GIVEN MATERIAL:
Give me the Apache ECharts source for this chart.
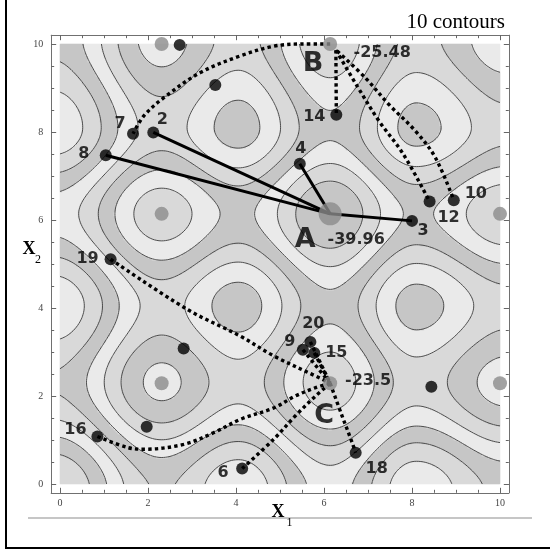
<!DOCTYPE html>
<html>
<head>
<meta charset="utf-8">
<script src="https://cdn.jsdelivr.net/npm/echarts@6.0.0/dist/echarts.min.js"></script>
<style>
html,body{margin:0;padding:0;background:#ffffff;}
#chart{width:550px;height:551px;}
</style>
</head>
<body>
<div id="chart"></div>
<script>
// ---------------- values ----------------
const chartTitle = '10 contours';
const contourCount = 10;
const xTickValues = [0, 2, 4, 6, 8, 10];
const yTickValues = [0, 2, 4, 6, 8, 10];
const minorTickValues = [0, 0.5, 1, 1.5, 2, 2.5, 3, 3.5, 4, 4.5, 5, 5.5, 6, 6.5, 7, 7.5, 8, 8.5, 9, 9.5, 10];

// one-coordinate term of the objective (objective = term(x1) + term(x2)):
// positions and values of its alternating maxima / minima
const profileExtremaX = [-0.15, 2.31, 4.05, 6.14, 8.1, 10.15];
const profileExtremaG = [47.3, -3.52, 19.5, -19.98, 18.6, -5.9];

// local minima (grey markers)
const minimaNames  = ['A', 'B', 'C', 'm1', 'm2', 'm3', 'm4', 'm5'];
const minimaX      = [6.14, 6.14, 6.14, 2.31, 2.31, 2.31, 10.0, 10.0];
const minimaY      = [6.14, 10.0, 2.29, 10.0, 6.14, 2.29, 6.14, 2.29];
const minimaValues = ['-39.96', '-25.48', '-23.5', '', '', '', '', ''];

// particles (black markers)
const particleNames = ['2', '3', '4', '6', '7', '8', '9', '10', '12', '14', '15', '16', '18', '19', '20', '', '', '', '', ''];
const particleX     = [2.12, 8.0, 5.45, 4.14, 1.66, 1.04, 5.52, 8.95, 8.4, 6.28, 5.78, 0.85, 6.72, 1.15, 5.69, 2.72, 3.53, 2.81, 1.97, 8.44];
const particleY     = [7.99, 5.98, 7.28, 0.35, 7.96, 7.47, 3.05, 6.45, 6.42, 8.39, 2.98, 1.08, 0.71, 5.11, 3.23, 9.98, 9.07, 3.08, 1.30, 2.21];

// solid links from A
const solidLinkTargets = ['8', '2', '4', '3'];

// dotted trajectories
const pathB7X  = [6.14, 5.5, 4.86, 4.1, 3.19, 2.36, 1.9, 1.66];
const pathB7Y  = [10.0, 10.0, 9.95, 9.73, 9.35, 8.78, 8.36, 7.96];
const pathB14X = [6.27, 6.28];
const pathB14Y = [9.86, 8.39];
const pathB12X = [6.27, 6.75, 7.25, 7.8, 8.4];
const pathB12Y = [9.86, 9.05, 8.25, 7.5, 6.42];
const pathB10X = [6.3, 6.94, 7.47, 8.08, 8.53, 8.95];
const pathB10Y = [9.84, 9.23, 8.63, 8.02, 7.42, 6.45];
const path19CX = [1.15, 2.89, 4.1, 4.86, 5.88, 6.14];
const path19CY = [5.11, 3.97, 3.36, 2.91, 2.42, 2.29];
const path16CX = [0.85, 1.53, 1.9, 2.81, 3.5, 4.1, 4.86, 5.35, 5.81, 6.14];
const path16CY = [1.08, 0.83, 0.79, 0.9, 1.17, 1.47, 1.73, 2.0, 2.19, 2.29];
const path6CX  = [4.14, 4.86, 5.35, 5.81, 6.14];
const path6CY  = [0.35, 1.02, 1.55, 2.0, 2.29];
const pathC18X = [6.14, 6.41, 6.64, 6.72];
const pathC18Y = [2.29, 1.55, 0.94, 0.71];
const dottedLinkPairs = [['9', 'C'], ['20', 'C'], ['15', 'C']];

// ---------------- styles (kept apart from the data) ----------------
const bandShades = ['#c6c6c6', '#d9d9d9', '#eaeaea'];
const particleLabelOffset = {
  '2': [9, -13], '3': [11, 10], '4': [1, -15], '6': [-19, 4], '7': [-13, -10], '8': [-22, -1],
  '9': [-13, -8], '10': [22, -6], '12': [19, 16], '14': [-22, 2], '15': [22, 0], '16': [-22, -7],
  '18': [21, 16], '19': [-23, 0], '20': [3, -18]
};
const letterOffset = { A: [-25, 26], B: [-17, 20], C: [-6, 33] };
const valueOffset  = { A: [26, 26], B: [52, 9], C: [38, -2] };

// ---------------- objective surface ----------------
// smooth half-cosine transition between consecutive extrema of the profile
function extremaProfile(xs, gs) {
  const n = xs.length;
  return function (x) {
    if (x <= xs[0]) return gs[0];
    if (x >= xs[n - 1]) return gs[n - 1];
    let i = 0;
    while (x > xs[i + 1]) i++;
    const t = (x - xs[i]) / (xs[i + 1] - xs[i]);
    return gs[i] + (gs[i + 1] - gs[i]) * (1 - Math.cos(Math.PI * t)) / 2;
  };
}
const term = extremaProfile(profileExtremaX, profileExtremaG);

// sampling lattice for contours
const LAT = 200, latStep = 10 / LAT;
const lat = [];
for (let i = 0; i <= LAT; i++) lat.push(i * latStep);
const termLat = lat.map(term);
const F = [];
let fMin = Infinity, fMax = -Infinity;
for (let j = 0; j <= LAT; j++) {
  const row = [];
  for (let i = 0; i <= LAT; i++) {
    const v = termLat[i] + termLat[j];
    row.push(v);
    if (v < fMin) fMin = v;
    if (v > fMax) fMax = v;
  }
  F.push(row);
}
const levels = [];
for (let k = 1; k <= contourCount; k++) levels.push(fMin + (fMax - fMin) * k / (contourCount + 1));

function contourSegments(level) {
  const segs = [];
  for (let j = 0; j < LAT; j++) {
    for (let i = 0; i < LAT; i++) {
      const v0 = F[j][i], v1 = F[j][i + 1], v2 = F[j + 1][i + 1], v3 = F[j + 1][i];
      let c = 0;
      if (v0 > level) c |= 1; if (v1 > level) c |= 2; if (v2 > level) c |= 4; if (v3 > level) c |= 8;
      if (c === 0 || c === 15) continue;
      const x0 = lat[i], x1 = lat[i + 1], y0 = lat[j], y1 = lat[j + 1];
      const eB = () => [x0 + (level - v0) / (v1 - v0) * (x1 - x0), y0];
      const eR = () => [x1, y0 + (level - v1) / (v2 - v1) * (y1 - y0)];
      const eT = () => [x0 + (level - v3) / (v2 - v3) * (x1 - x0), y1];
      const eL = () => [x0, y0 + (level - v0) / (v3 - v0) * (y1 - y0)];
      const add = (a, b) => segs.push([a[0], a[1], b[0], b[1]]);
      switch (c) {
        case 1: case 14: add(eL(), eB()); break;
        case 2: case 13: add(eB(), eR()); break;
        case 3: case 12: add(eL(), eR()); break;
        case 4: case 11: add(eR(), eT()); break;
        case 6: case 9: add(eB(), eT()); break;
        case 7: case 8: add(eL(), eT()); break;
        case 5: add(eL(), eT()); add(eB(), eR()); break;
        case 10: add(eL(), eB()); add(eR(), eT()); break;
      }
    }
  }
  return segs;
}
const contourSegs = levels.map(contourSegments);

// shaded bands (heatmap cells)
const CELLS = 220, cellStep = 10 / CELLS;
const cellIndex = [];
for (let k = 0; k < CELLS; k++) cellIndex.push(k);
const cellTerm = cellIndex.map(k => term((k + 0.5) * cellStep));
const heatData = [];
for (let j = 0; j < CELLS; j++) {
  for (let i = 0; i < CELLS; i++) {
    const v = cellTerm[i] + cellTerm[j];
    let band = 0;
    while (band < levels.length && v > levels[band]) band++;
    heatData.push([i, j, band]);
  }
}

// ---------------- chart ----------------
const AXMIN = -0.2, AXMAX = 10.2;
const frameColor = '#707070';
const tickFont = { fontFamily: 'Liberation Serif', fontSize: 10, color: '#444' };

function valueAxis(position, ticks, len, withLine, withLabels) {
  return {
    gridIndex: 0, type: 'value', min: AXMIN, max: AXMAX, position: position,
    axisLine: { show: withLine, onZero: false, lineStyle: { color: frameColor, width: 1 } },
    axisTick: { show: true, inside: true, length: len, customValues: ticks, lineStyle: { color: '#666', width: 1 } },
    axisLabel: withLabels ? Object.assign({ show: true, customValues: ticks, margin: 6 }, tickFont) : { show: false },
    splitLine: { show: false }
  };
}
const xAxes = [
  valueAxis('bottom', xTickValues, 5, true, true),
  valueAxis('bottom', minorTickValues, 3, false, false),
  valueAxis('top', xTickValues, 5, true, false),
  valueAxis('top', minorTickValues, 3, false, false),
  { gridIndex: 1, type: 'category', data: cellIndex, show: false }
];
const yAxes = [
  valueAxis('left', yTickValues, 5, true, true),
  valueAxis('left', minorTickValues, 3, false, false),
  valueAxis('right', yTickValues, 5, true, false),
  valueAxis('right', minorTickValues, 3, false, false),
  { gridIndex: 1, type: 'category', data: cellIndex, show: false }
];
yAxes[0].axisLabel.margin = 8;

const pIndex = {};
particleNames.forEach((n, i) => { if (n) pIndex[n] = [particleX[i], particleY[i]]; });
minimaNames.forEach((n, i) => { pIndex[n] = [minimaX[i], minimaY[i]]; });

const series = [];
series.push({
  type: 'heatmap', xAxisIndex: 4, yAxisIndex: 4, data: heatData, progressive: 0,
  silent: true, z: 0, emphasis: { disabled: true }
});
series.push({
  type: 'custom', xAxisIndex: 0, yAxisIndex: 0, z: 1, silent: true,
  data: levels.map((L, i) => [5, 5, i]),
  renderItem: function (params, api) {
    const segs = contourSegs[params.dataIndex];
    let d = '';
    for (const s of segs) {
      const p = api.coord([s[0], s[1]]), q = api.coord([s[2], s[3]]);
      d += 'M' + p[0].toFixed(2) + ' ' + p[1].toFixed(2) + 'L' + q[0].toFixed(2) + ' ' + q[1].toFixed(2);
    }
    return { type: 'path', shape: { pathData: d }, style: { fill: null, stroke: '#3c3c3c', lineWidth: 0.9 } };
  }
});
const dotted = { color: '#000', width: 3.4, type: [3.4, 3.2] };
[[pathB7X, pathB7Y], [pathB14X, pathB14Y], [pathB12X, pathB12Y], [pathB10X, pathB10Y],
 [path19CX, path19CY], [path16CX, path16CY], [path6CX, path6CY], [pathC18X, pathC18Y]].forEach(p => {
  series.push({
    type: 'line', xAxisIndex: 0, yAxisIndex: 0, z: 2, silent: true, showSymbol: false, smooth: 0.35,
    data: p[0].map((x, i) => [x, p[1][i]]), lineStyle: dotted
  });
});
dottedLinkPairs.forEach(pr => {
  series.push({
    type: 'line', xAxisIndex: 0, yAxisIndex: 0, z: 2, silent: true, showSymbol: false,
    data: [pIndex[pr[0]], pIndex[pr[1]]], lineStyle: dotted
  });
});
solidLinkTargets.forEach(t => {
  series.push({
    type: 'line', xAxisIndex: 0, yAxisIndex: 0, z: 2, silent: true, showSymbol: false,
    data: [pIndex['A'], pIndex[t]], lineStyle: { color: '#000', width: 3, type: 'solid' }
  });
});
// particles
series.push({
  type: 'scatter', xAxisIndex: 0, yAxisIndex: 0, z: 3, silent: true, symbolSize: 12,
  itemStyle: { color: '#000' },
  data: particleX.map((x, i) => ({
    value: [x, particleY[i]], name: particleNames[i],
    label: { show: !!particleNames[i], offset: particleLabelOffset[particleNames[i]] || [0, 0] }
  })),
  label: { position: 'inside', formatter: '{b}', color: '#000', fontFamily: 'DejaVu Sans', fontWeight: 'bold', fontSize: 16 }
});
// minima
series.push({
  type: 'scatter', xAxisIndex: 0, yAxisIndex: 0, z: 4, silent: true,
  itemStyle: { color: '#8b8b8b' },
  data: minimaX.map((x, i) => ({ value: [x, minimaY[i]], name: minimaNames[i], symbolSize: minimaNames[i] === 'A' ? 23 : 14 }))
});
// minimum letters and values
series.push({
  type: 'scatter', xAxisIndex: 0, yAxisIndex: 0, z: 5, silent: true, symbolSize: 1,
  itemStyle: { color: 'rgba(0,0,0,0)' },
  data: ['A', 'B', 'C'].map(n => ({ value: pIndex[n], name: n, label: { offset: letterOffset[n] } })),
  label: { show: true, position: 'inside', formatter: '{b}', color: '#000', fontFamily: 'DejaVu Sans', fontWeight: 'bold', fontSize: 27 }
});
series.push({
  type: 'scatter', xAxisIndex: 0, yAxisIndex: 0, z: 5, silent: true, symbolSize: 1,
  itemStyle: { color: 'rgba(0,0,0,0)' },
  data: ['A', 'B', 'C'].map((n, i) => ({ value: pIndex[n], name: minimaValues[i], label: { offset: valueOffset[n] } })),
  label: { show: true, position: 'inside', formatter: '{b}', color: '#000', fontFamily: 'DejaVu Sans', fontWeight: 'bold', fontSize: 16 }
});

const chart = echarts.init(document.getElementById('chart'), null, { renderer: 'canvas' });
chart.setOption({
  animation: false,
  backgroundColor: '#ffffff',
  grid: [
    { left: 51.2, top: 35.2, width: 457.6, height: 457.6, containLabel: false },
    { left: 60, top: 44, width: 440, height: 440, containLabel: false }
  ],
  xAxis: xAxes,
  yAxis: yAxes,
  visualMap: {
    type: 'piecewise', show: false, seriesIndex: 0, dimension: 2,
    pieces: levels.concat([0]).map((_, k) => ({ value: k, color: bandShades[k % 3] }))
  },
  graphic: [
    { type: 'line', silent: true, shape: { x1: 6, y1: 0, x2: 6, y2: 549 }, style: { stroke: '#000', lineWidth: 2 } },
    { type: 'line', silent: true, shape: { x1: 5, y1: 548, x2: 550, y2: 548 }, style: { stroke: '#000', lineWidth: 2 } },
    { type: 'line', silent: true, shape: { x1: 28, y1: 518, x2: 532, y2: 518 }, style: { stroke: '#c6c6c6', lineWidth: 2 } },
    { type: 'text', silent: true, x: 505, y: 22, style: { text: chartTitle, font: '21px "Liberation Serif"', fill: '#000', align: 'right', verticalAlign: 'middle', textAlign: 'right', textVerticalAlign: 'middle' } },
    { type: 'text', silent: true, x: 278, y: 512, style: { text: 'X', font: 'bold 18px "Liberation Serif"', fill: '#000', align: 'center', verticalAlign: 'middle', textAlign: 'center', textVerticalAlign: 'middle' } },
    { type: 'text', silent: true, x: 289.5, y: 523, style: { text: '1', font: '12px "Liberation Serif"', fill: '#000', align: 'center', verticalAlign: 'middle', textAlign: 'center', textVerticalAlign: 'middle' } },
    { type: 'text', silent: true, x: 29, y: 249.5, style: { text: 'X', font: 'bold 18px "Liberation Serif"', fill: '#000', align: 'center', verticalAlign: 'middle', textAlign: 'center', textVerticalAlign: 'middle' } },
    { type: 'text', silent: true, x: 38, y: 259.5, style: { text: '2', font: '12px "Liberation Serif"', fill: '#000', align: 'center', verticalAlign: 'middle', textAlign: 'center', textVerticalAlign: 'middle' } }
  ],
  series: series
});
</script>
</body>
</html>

DIRECTIVE: Repeat the lines of the listing above verbatim, beginning at its first line and ending at the line containing "9, 9.5, 10];", which is included. Omit pictures.

SOLVED EXERCISE:
Give me the Apache ECharts source for this chart.
<!DOCTYPE html>
<html>
<head>
<meta charset="utf-8">
<script src="https://cdn.jsdelivr.net/npm/echarts@6.0.0/dist/echarts.min.js"></script>
<style>
html,body{margin:0;padding:0;background:#ffffff;}
#chart{width:550px;height:551px;}
</style>
</head>
<body>
<div id="chart"></div>
<script>
// ---------------- values ----------------
const chartTitle = '10 contours';
const contourCount = 10;
const xTickValues = [0, 2, 4, 6, 8, 10];
const yTickValues = [0, 2, 4, 6, 8, 10];
const minorTickValues = [0, 0.5, 1, 1.5, 2, 2.5, 3, 3.5, 4, 4.5, 5, 5.5, 6, 6.5, 7, 7.5, 8, 8.5, 9, 9.5, 10];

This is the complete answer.